*Work required*. Return all lines from the listing below in which the string "this" occurs.

*Supplied data*.
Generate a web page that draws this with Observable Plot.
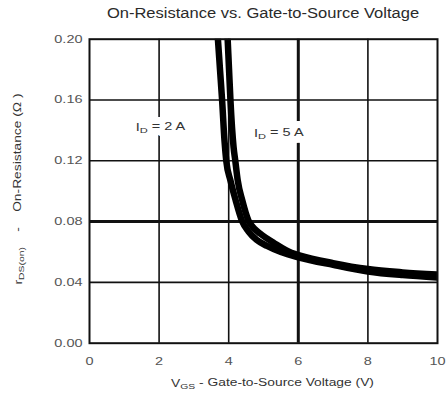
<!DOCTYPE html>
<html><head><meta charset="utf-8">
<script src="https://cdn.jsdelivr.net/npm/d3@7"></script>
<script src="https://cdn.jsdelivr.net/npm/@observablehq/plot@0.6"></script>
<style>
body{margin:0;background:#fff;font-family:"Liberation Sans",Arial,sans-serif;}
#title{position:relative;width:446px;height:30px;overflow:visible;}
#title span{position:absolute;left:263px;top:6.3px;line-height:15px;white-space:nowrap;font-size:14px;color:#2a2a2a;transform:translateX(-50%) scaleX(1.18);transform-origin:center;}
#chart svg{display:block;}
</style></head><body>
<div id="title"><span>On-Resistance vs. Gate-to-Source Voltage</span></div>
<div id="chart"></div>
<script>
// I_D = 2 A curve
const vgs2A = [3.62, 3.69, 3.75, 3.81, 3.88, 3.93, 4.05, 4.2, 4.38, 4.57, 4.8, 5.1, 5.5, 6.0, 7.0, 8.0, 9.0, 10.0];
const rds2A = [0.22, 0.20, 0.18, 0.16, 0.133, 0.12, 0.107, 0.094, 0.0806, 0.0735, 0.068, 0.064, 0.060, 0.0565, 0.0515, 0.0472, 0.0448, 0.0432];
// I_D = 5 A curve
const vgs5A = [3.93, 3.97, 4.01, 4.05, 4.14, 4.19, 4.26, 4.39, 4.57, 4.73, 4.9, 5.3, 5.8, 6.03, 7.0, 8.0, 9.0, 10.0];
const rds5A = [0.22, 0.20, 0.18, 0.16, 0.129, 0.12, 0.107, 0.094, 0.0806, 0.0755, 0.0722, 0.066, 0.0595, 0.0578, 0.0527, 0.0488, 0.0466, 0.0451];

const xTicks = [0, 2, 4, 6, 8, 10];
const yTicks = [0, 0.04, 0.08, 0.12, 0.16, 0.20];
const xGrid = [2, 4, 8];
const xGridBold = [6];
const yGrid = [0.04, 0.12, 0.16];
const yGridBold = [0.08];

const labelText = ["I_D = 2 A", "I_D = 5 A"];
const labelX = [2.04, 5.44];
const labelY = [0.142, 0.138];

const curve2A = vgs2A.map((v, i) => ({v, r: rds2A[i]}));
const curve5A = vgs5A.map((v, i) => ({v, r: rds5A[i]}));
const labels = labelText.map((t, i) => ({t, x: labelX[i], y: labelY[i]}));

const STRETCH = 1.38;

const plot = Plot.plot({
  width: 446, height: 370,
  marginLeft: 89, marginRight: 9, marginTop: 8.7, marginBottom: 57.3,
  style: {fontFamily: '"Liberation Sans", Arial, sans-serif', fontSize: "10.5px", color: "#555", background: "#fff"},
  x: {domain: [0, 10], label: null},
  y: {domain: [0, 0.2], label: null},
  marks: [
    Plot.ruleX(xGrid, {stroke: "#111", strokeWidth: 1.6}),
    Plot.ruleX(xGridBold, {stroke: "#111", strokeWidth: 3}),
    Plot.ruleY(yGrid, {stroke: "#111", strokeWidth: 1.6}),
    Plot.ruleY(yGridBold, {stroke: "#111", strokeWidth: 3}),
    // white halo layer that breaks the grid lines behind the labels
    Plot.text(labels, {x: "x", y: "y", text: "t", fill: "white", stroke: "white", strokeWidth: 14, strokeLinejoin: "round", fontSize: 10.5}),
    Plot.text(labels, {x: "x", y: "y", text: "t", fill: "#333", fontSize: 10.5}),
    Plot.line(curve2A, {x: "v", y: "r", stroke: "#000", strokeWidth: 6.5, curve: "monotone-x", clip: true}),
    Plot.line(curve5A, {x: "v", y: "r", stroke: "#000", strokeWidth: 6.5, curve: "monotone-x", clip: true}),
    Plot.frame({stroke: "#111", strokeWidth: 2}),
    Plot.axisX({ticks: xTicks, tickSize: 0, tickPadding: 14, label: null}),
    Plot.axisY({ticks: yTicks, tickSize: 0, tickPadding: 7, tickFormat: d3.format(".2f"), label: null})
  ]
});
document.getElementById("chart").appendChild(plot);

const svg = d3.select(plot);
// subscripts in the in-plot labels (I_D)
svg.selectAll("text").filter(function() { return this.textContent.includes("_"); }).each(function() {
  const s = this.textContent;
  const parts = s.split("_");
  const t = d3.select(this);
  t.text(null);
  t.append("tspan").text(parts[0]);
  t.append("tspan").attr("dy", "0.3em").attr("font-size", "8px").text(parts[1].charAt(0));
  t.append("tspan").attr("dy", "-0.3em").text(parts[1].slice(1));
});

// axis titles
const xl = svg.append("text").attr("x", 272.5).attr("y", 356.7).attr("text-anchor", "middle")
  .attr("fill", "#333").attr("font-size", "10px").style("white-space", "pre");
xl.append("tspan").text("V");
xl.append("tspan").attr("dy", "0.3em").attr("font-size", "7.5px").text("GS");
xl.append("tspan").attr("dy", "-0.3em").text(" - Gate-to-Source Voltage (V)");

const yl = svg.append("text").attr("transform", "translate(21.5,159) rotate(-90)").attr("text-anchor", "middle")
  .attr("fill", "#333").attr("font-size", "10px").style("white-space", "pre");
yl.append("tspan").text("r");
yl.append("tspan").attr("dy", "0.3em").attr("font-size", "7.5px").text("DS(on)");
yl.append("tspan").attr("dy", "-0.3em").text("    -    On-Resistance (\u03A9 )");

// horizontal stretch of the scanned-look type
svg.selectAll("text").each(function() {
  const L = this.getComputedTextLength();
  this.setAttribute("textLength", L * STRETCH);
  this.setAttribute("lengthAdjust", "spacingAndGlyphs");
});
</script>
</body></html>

*Answer to the task*.
Generate a web page that draws this with Observable Plot.
svg.selectAll("text").filter(function() { return this.textContent.includes("_"); }).each(function() {
  const s = this.textContent;
  const t = d3.select(this);
  const L = this.getComputedTextLength();
  this.setAttribute("textLength", L * STRETCH);
  this.setAttribute("lengthAdjust", "spacingAndGlyphs");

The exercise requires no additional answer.